The Legal, Moral and Social Perspective of Capital Punishment
By 1994, the federal crimes punishable by death in the United States included: drive-by shooting that resulted into a victims death, drug trafficking irrespective of whether it resulted in deaths, attempting, advising or authorizing murder of any public officer, killings conducted in an airport in the United States, murder committed by a federal prisoner following his/her escape from a prison, murder committed by a life-term federal prisoner among many other crimes that result in deaths (Bedau, 1997).
Norm compliance has proven to be the dependent factor affecting death penalties. This entails incorporation of domestic practices and policies into the international norms governing death penalties. Norms analysis depends on three different levels of analysis: norm internalization, norm development and norm emergence. However, with regard to norm implementation, internal conditions of a state have a direct impact on its compliance with international culture and norms governing the death penalty. Member countries that advocated for the abolition of the death penalty include: Ireland, Romania, Czech Republic, Hungary, Greece, Slovakia and Switzerland. Other countries include Bulgaria, Italy, Spain, Moldova, Lithuania, Poland, Albania and Latvia (Bae, 2007).
According to the 1976 ruling of the Supreme Court regarding the Gregg versus Georgia case, some of the constitutional, moral and practical reasons to justify the opposition to capital punishment include a number of aspects.
Capital punishment is unusual and cruel. It does not hold a place in the civilized society due to the fact that it is one of the barbaric practices that were witnessed during the slavery period in the United States. Besides, any human murder is associated with disrespect for human life thus the opposition is not driven by sympathy for the offender.
It is unconstitutional thus its imposition is irrevocable and arbitrary. Capital punishment does not adhere to race equality. This forms the reason behind unfair sentencing of black offenders in the United States.
There are flaws in the laws defining death penalties due to the absence of guided discretion. Executions portray the message that there is no value of human life and the pragmatic concerns of justifiable homicide cases. Concentrating on death penalty averts further scrutiny into the cause of the offense such as determining solutions to criminal activities in the society. Resources are wasted starting from capital punishment proceedings in court to the actual execution.
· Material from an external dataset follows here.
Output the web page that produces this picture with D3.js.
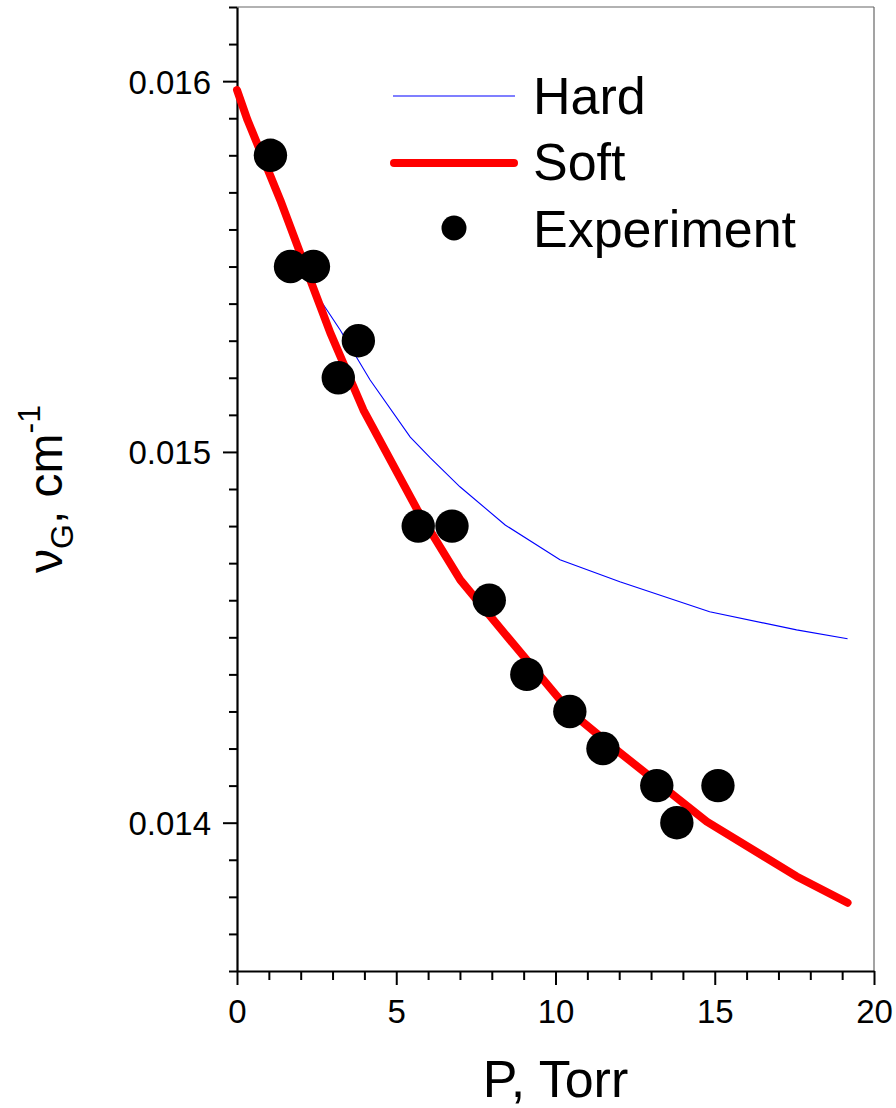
<!DOCTYPE html>
<html>
<head>
<meta charset="utf-8">
<script src="https://cdn.jsdelivr.net/npm/d3@7"></script>
<style>
  body { margin: 0; background: #fff; }
  text { font-family: "Liberation Sans", Arial, sans-serif; fill: #000; }
</style>
</head>
<body>
<div id="chart"></div>
<script>
// experiment points
const expP = [1.05, 1.68, 2.40, 3.18, 3.81, 5.69, 6.75, 7.92, 9.10, 10.45, 11.49, 13.18, 13.81, 15.10];
const expV = [0.0158, 0.0155, 0.0155, 0.0152, 0.0153, 0.0148, 0.0148, 0.0146, 0.0144, 0.0143, 0.0142, 0.0141, 0.0140, 0.0141];

// soft model curve
const softP = [0, 0.33, 1.36, 2.30, 2.93, 3.97, 5.66, 7.01, 8.57, 10.45, 12.02, 14.75, 17.57, 19.17];
const softV = [0.015976, 0.015895, 0.015679, 0.015464, 0.015321, 0.015113, 0.014844, 0.014655, 0.014493, 0.014300, 0.014189, 0.014003, 0.013855, 0.013784];

// hard model curve
const hardP = [0, 0.33, 1.36, 2.30, 2.46, 3.24, 4.18, 5.44, 6.07, 7.00, 8.42, 10.14, 12.02, 14.84, 17.57, 19.17];
const hardV = [0.015976, 0.015895, 0.015679, 0.015464, 0.015430, 0.015329, 0.015194, 0.015040, 0.014984, 0.014906, 0.014803, 0.014709, 0.014650, 0.014569, 0.014520, 0.014496];

const xMajor = [0, 5, 10, 15, 20];
const yMajor = [0.014, 0.015, 0.016];

const W = 896, H = 1108;
let margin = {top: 7, right: 22, bottom: 137, left: 237};
let width = W - margin.left - margin.right,
    height = H - margin.top - margin.bottom;

let svg = d3.select("#chart").append("svg")
    .attr("width", W).attr("height", H);
let g = svg.append("g")
    .attr("transform", "translate(" + margin.left + "," + margin.top + ")");

let x = d3.scaleLinear().domain([0, 20]).range([0, width]);
let y = d3.scaleLinear().domain([0.0136, 0.0162]).range([height, 0]);

// frame: top and right thin grey
g.append("line").attr("x1", 0).attr("x2", width).attr("y1", 0).attr("y2", 0)
  .attr("stroke", "#666").attr("stroke-width", 1.2);
g.append("line").attr("x1", width).attr("x2", width).attr("y1", 0).attr("y2", height)
  .attr("stroke", "#666").attr("stroke-width", 1.2);

// minor ticks
let xMinor = d3.range(0, 21, 1).filter(v => xMajor.indexOf(v) < 0);
let yMinor = d3.range(136, 163, 1).map(v => v / 10000).filter(v => !yMajor.some(m => Math.abs(m - v) < 1e-9));

g.append("g").attr("transform", "translate(0," + height + ")")
  .call(d3.axisBottom(x).tickValues(xMinor).tickSize(9).tickFormat(""))
  .call(a => a.select(".domain").remove())
  .selectAll("line").attr("stroke-width", 2);
g.append("g")
  .call(d3.axisLeft(y).tickValues(yMinor).tickSize(8).tickFormat(""))
  .call(a => a.select(".domain").remove())
  .selectAll("line").attr("stroke-width", 2);

// major axes
let xAxis = g.append("g").attr("transform", "translate(0," + height + ")")
  .call(d3.axisBottom(x).tickValues(xMajor).tickSize(14).tickSizeOuter(0).tickPadding(15).tickFormat(d3.format("d")));
let yAxis = g.append("g")
  .call(d3.axisLeft(y).tickValues(yMajor).tickSize(14).tickSizeOuter(0).tickPadding(12).tickFormat(d3.format(".3f")));
[xAxis, yAxis].forEach(a => {
  a.select(".domain").attr("stroke-width", 2.2);
  a.selectAll(".tick line").attr("stroke-width", 2);
  a.selectAll(".tick text").style("font-size", "33px")
    .style("font-family", "'Liberation Sans', Arial, sans-serif").attr("fill", "#000");
});
yAxis.selectAll(".tick text").attr("dy", "0.36em");

// curves
let line = d3.line().x(d => x(d[0])).y(d => y(d[1]));
g.append("path")
  .datum(hardP.map((p, i) => [p, hardV[i]]))
  .attr("d", line).attr("fill", "none")
  .attr("stroke", "#0000ff").attr("stroke-width", 1.1);
g.append("path")
  .datum(softP.map((p, i) => [p, softV[i]]))
  .attr("d", line).attr("fill", "none")
  .attr("stroke", "#ff0000").attr("stroke-width", 8)
  .attr("stroke-linejoin", "round").attr("stroke-linecap", "round");

// points
g.selectAll("circle.exp")
  .data(expP.map((p, i) => [p, expV[i]]))
  .enter().append("circle")
  .attr("class", "exp")
  .attr("cx", d => x(d[0])).attr("cy", d => y(d[1]))
  .attr("r", 16.7).attr("fill", "#000");

// legend
let leg = svg.append("g");
leg.append("line").attr("x1", 393).attr("x2", 515).attr("y1", 96).attr("y2", 96)
  .attr("stroke", "#0000ff").attr("stroke-width", 1.1);
leg.append("line").attr("x1", 394).attr("x2", 514).attr("y1", 163).attr("y2", 163)
  .attr("stroke", "#ff0000").attr("stroke-width", 8).attr("stroke-linecap", "round");
leg.append("circle").attr("cx", 454).attr("cy", 228).attr("r", 12.5).attr("fill", "#000");
[["Hard", 114], ["Soft", 180], ["Experiment", 247]].forEach(t => {
  leg.append("text").attr("x", 533).attr("y", t[1]).text(t[0]).style("font-size", "52px");
});

// axis titles
svg.append("text")
  .attr("x", margin.left + width / 2).attr("y", 1097)
  .attr("text-anchor", "middle").style("font-size", "52px")
  .text("P, Torr");

let yt = svg.append("text")
  .attr("transform", "translate(62," + (margin.top + height / 2) + ") rotate(-90)")
  .attr("text-anchor", "middle").style("font-size", "48px");
yt.append("tspan").text("\u03BD");
yt.append("tspan").attr("dy", 11).style("font-size", "32px").text("G");
yt.append("tspan").attr("dy", -11).text(", cm");
yt.append("tspan").attr("dy", -22).style("font-size", "32px").text("-1");
</script>
</body>
</html>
It is against the morals of humane and decent societies to execute an offender. As a matter of fact, crimes are not deterred by capital punishment. Moreover, the death penalty is theoretically uncivilized and unfair in practice (Bedau, 1997).
Following the emergence of systems for regional human rights the need arose to value human life; thus it led to the abolishment of capital punishment. The European Union also regarded capital punishment as an exception to the right to life. This also conforms to the American Convention on Human Rights. The convention together with the European Covenant limits the extent of applicability of capital punishment. Exceptions include juveniles, pregnant women and old individuals aged seventy and above. The African Charter has also been developed to abolish capital punishments. However, in the Arab Charter, capital punishment is only permitted in serious crimes that entail violation of the general law. The punishment is also prohibited in youths aged eighteen and below, pregnant and nursing mothers until two years pass following the birth of a child (Schabas, 2003).
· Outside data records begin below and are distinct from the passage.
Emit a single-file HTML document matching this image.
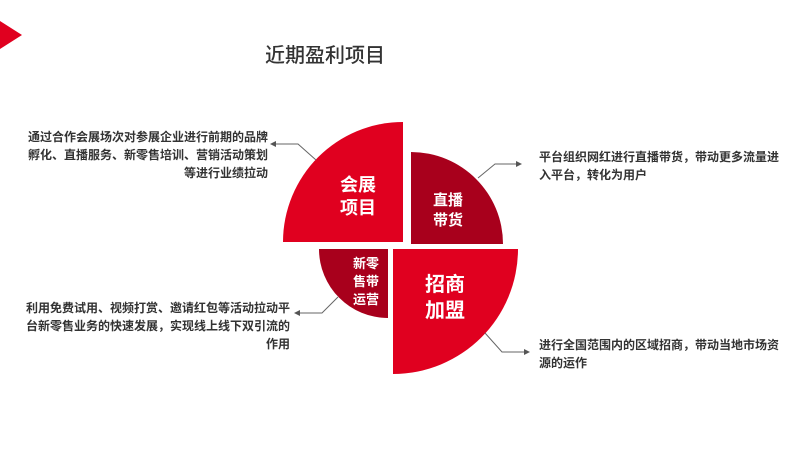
<!DOCTYPE html>
<html><head><meta charset="utf-8"><style>
html,body{margin:0;padding:0;background:#fff;}
body{width:800px;height:450px;position:relative;overflow:hidden;font-family:"Liberation Sans","Noto Sans CJK SC",sans-serif;}
.t{position:absolute;font-size:12px;line-height:18px;color:#333;font-weight:bold;letter-spacing:0;white-space:nowrap;}
.r{text-align:right;}
</style></head><body>
<svg width="800" height="450" style="position:absolute;left:0;top:0">
<polygon points="0,21 22,35 0,49" fill="#e0001f"/>
<path d="M403,242 L283,242 A120,120 0 0 1 403,122 Z" fill="#e0001f"/>
<path d="M411,244 L411,152 A92,92 0 0 1 503,244 Z" fill="#a8001c"/>
<path d="M388,249 L388,318 A69,69 0 0 1 319,249 Z" fill="#a8001c"/>
<path d="M393,249 L518,249 A125,125 0 0 1 393,374 Z" fill="#e0001f"/>
<g stroke="#666" stroke-width="1" fill="none">
<polyline points="316,160 298,144 274,144"/>
<polyline points="478,178 495,164 518,164"/>
<polyline points="485,333 502,352 526,352"/>
<polyline points="338,297 322,313 298,313"/>
</g>
<g fill="#555">
<polygon points="270,144 276,141 276,147"/>
<polygon points="522,164 516,161 516,167"/>
<polygon points="530,352 524,349 524,355"/>
<polygon points="294,313 300,310 300,316"/>
</g>
<g fill="#fff" font-family="Liberation Sans,Noto Sans CJK SC,sans-serif" text-anchor="middle" font-weight="bold">
<text x="358" y="191" font-size="18">会展</text>
<text x="358" y="214" font-size="18">项目</text>
<text x="448" y="205" font-size="15">直播</text>
<text x="448" y="225" font-size="15">带货</text>
<text x="366" y="268" font-size="13">新零</text>
<text x="366" y="286" font-size="13">售带</text>
<text x="366" y="304" font-size="13">运营</text>
<text x="445" y="291" font-size="20">招商</text>
<text x="445" y="317" font-size="20">加盟</text>
</g>
<text x="265" y="62" font-size="20" fill="#333" font-weight="500" font-family="Liberation Sans,Noto Sans CJK SC,sans-serif">近期盈利项目</text>
</svg>
<div class="t r" style="right:532px;top:128px">通过合作会展场次对参展企业进行前期的品牌<br>孵化、直播服务、新零售培训、营销活动策划<br>等进行业绩拉动</div>
<div class="t r" style="right:510px;top:299px">利用免费试用、视频打赏、邀请红包等活动拉动平<br>台新零售业务的快速发展，实现线上线下双引流的<br>作用</div>
<div class="t" style="left:539px;top:148px">平台组织网红进行直播带货，带动更多流量进<br>入平台，转化为用户</div>
<div class="t" style="left:539px;top:336px">进行全国范围内的区域招商，带动当地市场资<br>源的运作</div>
</body></html>
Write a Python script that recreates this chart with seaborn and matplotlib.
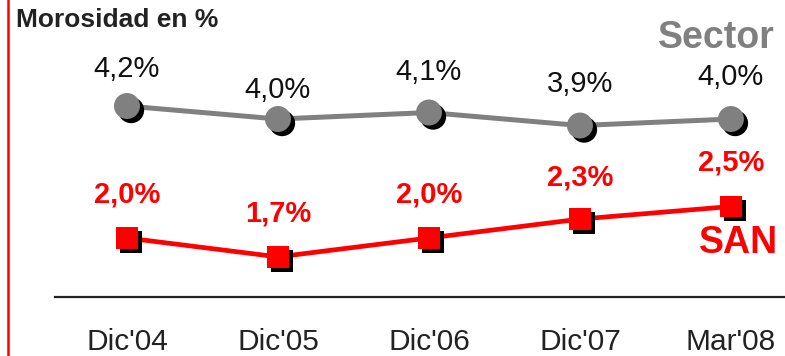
import pandas as pd
import matplotlib.pyplot as plt
import matplotlib.patheffects as pe
from matplotlib.lines import Line2D
import seaborn as sns

# Data
periods = ["Dic'04", "Dic'05", "Dic'06", "Dic'07", "Mar'08"]
sector = [4.2, 4.0, 4.1, 3.9, 4.0]
san = [2.0, 1.7, 2.0, 2.3, 2.5]

# label offsets above the points (points)
sector_offsets = [27, 21, 29, 30, 30]
san_offsets = [31, 31, 31, 30, 32]

df = pd.DataFrame({'periodo': periods, 'Sector': sector, 'SAN': san})

sns.set_style('white')
plt.rcParams['font.family'] = ['Liberation Sans', 'DejaVu Sans']

fig = plt.figure(figsize=(7.85, 3.56), dpi=100)
ax = fig.add_axes([0.070, 0.1657, 0.930, 0.8343])
ax2 = ax.twinx()

shadow = [pe.SimplePatchShadow(offset=(3, -3), shadow_rgbFace='black', alpha=1), pe.Normal()]

# SAN (red squares)
sns.lineplot(data=df, x='periodo', y='SAN', ax=ax, color='#ff0000', linewidth=3.4, sort=False)
sns.scatterplot(data=df, x='periodo', y='SAN', ax=ax, color='#ff0000', marker='s', s=240,
                edgecolor='none', zorder=5, path_effects=shadow)

# Sector (grey circles)
sns.lineplot(data=df, x='periodo', y='Sector', ax=ax2, color='#808080', linewidth=3.6, sort=False)
sns.scatterplot(data=df, x='periodo', y='Sector', ax=ax2, color='#808080', marker='o', s=350,
                edgecolor='none', zorder=5, path_effects=shadow)

for i, v in enumerate(san):
    ax.annotate(f'{v:.1f}%'.replace('.', ','), (i, v), xytext=(0, san_offsets[i]),
                textcoords='offset points', ha='center', va='center',
                fontsize=21, fontweight='bold', color='#ff0000')
for i, v in enumerate(sector):
    ax2.annotate(f'{v:.1f}%'.replace('.', ','), (i, v), xytext=(0, sector_offsets[i]),
                 textcoords='offset points', ha='center', va='center',
                 fontsize=21, color='#111111')

ax.set_xlim(-0.477, 4.358)
ax.set_ylim(1.063, 5.778)
ax2.set_ylim(1.262, 5.831)

for a in (ax, ax2):
    a.set_xlabel('')
    a.set_ylabel('')
    a.set_yticks([])
    for s in ('top', 'right', 'left', 'bottom'):
        a.spines[s].set_visible(False)
    a.patch.set_visible(False)

ax.spines['bottom'].set_visible(True)
ax.spines['bottom'].set_color('#222222')
ax.spines['bottom'].set_linewidth(1.6)
ax.tick_params(axis='x', length=0, pad=22, labelsize=21.5, labelcolor='#222222')

fig.add_artist(Line2D([0.0102, 0.0102], [0, 1], color='#ff0000', linewidth=1.8))
fig.text(0.0204, 0.944, 'Morosidad en %', fontsize=19, fontweight='bold', color='#222222',
         ha='left', va='center')
fig.text(0.987, 0.893, 'Sector', fontsize=27, fontweight='bold', color='#808080',
         ha='right', va='center')
fig.text(0.991, 0.317, 'SAN', fontsize=27, fontweight='bold', color='#ff0000',
         ha='right', va='center')

fig.savefig('out.png', dpi=100)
Capital punishment is considered morally impermissible due to a number of reasons. The executions are deemed barbaric and conducted against the law. The punishment defies moral ethics especially if it results in conviction of innocent individuals. Arbitrariness is also prevalent in cases of the death penalty. However, according to the advocates of capital punishment it is justified for serious criminal offenses, particularly those resulting in the loss of life. Capital punishment is also vital as a result of the associated deterrent effect thus warranting the death penalty. Capital punishment is also considered morally permissible by some individuals as opposed to burdening the moral obligation of the society (Sunstein, 2005).
Therefore, there are retributive reasons for the moral necessity of capital punishments. This is meant to ensure that the lives of innocent individuals are not taken for granted. Addressing state omissions may also avert the death of innocent juveniles. Implications as a result of the government actions may or may not be welcomed by the protagonists of capital punishment. The government should be responsible for the provision of security to its citizens; thus it should not just cower behind omissions and acts (Sunstein, 2005).
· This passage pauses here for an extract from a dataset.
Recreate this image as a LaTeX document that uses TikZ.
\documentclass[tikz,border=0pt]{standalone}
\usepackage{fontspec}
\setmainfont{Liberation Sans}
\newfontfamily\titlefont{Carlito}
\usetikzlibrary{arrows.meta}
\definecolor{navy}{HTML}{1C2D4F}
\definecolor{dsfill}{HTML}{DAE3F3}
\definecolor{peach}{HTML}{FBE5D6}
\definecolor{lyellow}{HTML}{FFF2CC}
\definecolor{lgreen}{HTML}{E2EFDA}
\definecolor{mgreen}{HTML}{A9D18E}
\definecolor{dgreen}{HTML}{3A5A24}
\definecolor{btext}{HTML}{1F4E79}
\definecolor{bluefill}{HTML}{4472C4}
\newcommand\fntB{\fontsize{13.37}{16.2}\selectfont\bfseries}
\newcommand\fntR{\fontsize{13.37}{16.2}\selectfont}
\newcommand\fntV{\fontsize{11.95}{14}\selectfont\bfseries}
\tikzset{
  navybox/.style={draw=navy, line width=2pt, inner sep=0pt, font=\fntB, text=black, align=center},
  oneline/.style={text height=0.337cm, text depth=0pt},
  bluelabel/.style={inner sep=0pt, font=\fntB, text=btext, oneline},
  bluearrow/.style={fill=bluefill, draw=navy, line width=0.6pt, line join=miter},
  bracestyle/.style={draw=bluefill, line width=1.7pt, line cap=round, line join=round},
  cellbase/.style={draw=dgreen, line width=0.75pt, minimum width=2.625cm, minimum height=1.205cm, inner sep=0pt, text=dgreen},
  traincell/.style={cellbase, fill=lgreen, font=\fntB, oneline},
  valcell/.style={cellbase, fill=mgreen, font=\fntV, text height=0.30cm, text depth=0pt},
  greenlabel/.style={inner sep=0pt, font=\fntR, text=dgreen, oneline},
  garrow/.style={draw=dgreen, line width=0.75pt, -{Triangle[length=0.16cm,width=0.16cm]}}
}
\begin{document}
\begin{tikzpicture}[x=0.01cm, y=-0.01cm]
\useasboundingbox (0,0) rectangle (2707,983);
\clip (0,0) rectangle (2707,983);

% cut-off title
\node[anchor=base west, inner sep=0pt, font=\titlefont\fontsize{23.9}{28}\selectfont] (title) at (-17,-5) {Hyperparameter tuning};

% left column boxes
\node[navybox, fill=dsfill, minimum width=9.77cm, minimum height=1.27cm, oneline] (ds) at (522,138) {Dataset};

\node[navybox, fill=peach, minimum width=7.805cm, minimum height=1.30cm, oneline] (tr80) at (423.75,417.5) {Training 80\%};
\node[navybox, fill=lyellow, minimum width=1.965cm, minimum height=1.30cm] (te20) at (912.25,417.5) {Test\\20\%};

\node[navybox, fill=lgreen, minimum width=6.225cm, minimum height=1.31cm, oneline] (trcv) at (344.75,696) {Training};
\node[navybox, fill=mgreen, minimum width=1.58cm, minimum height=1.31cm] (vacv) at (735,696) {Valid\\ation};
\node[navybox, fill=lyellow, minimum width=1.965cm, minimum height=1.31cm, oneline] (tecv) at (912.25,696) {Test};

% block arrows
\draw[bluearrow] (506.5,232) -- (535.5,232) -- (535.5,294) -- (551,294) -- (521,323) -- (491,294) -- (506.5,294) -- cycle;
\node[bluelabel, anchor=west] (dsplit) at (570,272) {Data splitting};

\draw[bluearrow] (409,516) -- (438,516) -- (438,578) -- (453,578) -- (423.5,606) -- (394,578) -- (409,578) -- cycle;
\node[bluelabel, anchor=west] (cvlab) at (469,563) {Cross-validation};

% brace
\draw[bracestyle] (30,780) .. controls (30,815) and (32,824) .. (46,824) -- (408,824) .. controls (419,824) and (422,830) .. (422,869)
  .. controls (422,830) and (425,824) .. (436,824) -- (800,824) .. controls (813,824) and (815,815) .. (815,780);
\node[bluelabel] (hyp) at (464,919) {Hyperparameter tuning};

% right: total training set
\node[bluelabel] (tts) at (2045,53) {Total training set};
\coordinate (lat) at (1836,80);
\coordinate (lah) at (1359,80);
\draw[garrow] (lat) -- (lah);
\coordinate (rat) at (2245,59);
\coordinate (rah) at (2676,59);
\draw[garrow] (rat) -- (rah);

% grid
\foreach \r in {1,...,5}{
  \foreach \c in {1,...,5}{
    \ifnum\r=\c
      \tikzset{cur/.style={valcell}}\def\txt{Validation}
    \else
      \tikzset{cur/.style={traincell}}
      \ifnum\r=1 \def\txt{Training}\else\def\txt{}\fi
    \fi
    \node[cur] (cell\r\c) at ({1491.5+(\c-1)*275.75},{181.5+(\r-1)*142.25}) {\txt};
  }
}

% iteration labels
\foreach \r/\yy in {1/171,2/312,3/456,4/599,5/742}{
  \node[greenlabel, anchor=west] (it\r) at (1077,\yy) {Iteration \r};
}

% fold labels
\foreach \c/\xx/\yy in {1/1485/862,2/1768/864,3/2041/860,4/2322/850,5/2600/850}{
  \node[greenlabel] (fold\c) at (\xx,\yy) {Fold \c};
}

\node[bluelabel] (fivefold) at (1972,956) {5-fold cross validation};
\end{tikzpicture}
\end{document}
It is evident that every individual has the right to life. Consequently, she/he is not supposed to be sentenced to death. However, it defies moral ethics to allow murder in a society based on the fact that the offenders have the right to life thus should not be killed. The fact that the victims lose their lives after having faced the consequences of the crime justifies the fairness that is associated with sentencing the offenders to death. Therefore, the death penalty should not be abolished especially if a victims life has been lost due to the offender`s actions. In the case of juvenile offenders, it is appropriate to state that the death penalty should still be imposed on them to avert their transformation into serial killers in the future. Mentally retarded individuals who commit murder should be sentenced to life imprisonment under a close supervision to avert future repetitions of the crime. Sentencing such individuals to death is unfair since most of the mentally-handicapped offenders are unaware of their fate even on death row.